:: WORK INSTRUCTIONS ::
Omit all pictures and transcribe only the lines in the entries below that run from the line with "Output the web" through the line with "150, 200, 250];".

:: RECORD SET ::
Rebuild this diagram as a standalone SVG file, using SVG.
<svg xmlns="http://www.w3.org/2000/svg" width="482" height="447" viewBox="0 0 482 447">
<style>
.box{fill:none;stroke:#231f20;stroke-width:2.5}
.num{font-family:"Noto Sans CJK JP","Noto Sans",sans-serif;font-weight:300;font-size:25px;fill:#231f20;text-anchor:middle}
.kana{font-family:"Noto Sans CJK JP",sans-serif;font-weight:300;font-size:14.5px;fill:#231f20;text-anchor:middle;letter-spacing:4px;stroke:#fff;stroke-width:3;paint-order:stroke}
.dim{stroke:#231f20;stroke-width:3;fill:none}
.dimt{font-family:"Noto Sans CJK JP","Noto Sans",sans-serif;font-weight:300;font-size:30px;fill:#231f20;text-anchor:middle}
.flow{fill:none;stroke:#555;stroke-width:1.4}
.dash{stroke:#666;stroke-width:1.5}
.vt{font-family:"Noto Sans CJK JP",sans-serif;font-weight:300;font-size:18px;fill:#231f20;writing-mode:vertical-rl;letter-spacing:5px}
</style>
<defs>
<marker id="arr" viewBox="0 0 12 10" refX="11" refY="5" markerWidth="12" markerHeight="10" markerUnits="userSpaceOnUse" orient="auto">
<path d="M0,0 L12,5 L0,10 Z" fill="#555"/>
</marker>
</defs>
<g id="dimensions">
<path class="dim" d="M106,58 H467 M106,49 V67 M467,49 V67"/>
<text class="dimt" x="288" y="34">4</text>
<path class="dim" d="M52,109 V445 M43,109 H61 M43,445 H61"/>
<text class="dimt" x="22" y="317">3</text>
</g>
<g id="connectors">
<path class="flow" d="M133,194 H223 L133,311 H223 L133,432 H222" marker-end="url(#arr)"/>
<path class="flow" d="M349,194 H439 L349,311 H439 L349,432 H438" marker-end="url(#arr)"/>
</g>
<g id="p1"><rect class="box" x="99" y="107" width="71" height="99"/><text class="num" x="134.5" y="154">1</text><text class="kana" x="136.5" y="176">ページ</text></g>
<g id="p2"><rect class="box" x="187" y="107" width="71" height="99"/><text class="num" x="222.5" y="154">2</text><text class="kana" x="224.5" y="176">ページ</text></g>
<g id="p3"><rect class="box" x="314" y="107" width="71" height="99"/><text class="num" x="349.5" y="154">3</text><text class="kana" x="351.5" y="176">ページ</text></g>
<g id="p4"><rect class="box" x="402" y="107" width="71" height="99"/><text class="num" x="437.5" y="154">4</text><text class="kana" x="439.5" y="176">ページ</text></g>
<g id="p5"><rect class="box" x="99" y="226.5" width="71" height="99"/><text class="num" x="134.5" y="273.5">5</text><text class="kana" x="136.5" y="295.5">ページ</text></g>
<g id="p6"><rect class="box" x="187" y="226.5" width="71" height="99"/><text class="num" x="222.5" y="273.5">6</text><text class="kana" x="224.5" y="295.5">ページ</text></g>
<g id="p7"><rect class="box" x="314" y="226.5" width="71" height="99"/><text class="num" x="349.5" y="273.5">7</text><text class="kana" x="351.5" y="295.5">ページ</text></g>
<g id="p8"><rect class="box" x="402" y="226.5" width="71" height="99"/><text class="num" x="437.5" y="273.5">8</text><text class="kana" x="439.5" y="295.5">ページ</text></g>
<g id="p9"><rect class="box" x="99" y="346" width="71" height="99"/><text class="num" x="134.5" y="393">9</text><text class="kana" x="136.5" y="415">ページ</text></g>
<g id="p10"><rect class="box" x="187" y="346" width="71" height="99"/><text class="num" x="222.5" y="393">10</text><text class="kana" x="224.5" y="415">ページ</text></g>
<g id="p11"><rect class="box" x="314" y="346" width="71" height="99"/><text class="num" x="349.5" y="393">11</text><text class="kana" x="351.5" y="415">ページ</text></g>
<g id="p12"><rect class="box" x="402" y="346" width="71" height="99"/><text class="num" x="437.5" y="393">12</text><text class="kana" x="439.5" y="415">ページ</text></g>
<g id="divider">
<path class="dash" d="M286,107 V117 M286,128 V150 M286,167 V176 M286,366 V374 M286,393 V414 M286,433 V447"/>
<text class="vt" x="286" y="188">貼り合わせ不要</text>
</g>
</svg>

---

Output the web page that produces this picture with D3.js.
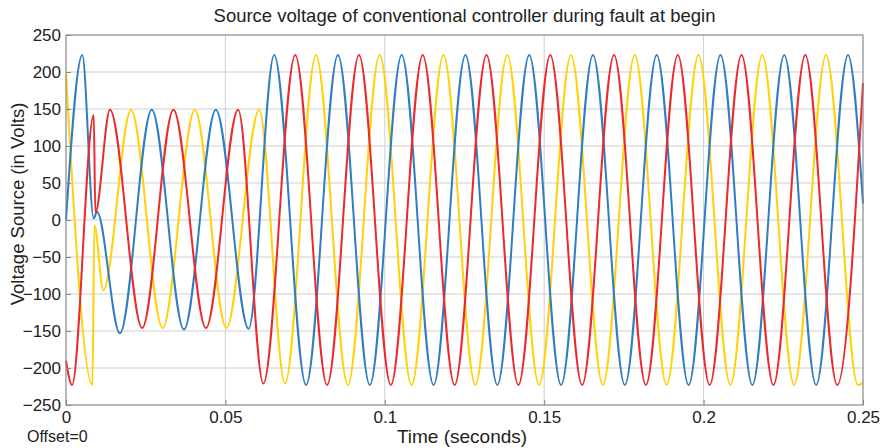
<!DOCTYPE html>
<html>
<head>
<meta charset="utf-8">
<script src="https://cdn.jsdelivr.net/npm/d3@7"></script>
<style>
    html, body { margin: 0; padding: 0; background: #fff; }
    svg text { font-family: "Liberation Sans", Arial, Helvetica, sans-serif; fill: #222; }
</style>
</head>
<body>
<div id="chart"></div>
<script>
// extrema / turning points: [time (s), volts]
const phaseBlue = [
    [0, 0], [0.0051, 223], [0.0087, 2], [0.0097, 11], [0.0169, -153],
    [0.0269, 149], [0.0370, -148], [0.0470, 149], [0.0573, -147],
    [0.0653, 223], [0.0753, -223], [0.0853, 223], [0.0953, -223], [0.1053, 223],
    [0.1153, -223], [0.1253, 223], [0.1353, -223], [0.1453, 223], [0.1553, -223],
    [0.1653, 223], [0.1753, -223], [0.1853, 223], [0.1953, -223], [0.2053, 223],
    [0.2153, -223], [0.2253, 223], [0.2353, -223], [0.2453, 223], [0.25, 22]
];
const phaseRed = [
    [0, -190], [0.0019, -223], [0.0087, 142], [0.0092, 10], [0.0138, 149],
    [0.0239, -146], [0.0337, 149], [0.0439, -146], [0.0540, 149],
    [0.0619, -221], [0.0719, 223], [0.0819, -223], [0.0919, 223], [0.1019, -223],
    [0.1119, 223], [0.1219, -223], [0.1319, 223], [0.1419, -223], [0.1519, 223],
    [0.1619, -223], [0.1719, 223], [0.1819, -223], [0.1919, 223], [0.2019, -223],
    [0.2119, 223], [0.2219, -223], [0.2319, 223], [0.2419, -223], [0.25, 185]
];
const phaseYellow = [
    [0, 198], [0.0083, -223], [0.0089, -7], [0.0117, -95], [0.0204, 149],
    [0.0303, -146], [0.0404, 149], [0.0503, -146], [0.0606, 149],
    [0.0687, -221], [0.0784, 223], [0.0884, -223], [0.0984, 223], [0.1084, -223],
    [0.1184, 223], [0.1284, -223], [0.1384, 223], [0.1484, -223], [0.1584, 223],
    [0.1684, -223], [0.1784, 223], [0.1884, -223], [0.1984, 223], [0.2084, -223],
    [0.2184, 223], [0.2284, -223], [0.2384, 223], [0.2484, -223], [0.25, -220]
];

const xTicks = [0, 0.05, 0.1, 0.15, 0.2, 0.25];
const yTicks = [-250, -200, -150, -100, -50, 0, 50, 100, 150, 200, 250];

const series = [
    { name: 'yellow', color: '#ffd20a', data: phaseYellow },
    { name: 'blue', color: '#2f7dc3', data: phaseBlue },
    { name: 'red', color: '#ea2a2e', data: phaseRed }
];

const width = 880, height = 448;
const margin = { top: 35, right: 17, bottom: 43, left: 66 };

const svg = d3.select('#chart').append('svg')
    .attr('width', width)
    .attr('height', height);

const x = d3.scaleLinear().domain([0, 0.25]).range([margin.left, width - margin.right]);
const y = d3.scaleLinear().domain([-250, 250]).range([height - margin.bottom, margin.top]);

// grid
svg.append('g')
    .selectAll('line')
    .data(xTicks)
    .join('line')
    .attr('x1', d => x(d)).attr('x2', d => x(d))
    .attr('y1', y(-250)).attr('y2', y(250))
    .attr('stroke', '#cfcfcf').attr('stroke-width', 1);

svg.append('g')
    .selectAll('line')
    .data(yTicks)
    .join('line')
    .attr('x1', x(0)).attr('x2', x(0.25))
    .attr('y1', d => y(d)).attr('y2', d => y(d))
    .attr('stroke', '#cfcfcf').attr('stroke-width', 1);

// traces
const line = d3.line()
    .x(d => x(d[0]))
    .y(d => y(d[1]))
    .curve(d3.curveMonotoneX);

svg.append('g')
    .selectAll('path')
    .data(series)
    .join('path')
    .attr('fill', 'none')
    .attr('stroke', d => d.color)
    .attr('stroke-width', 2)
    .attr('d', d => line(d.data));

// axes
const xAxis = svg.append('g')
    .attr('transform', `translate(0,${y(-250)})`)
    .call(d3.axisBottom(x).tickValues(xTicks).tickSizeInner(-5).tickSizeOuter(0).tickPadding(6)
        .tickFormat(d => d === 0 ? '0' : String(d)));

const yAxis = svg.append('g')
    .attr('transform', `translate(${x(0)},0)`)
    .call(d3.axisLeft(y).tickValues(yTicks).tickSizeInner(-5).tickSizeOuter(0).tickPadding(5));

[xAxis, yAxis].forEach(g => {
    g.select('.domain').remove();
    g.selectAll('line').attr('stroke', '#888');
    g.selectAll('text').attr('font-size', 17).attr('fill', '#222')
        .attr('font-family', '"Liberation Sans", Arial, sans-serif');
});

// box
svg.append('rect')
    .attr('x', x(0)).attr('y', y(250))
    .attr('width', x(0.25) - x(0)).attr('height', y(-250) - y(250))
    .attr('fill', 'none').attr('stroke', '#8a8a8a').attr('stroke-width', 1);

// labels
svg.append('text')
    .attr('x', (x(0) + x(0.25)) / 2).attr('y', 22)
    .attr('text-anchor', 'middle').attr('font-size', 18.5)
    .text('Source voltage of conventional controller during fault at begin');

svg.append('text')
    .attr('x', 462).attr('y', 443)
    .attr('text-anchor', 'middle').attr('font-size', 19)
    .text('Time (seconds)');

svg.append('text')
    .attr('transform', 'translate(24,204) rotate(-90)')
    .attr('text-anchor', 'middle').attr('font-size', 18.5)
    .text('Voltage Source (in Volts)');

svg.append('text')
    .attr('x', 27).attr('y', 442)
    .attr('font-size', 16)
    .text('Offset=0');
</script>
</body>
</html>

:: WRITTEN ANSWER ::
Output the web page that produces this picture with D3.js.
<!DOCTYPE html>
<html>
<head>
<meta charset="utf-8">
<script src="https://cdn.jsdelivr.net/npm/d3@7"></script>
<style>
    html, body { margin: 0; padding: 0; background: #fff; }
    svg text { font-family: "Liberation Sans", Arial, Helvetica, sans-serif; fill: #222; }
</style>
</head>
<body>
<div id="chart"></div>
<script>
// extrema / turning points: [time (s), volts]
const phaseBlue = [
    [0, 0], [0.0051, 223], [0.0087, 2], [0.0097, 11], [0.0169, -153],
    [0.0269, 149], [0.0370, -148], [0.0470, 149], [0.0573, -147],
    [0.0653, 223], [0.0753, -223], [0.0853, 223], [0.0953, -223], [0.1053, 223],
    [0.1153, -223], [0.1253, 223], [0.1353, -223], [0.1453, 223], [0.1553, -223],
    [0.1653, 223], [0.1753, -223], [0.1853, 223], [0.1953, -223], [0.2053, 223],
    [0.2153, -223], [0.2253, 223], [0.2353, -223], [0.2453, 223], [0.25, 22]
];
const phaseRed = [
    [0, -190], [0.0019, -223], [0.0087, 142], [0.0092, 10], [0.0138, 149],
    [0.0239, -146], [0.0337, 149], [0.0439, -146], [0.0540, 149],
    [0.0619, -221], [0.0719, 223], [0.0819, -223], [0.0919, 223], [0.1019, -223],
    [0.1119, 223], [0.1219, -223], [0.1319, 223], [0.1419, -223], [0.1519, 223],
    [0.1619, -223], [0.1719, 223], [0.1819, -223], [0.1919, 223], [0.2019, -223],
    [0.2119, 223], [0.2219, -223], [0.2319, 223], [0.2419, -223], [0.25, 185]
];
const phaseYellow = [
    [0, 198], [0.0083, -223], [0.0089, -7], [0.0117, -95], [0.0204, 149],
    [0.0303, -146], [0.0404, 149], [0.0503, -146], [0.0606, 149],
    [0.0687, -221], [0.0784, 223], [0.0884, -223], [0.0984, 223], [0.1084, -223],
    [0.1184, 223], [0.1284, -223], [0.1384, 223], [0.1484, -223], [0.1584, 223],
    [0.1684, -223], [0.1784, 223], [0.1884, -223], [0.1984, 223], [0.2084, -223],
    [0.2184, 223], [0.2284, -223], [0.2384, 223], [0.2484, -223], [0.25, -220]
];

const xTicks = [0, 0.05, 0.1, 0.15, 0.2, 0.25];
const yTicks = [-250, -200, -150, -100, -50, 0, 50, 100, 150, 200, 250];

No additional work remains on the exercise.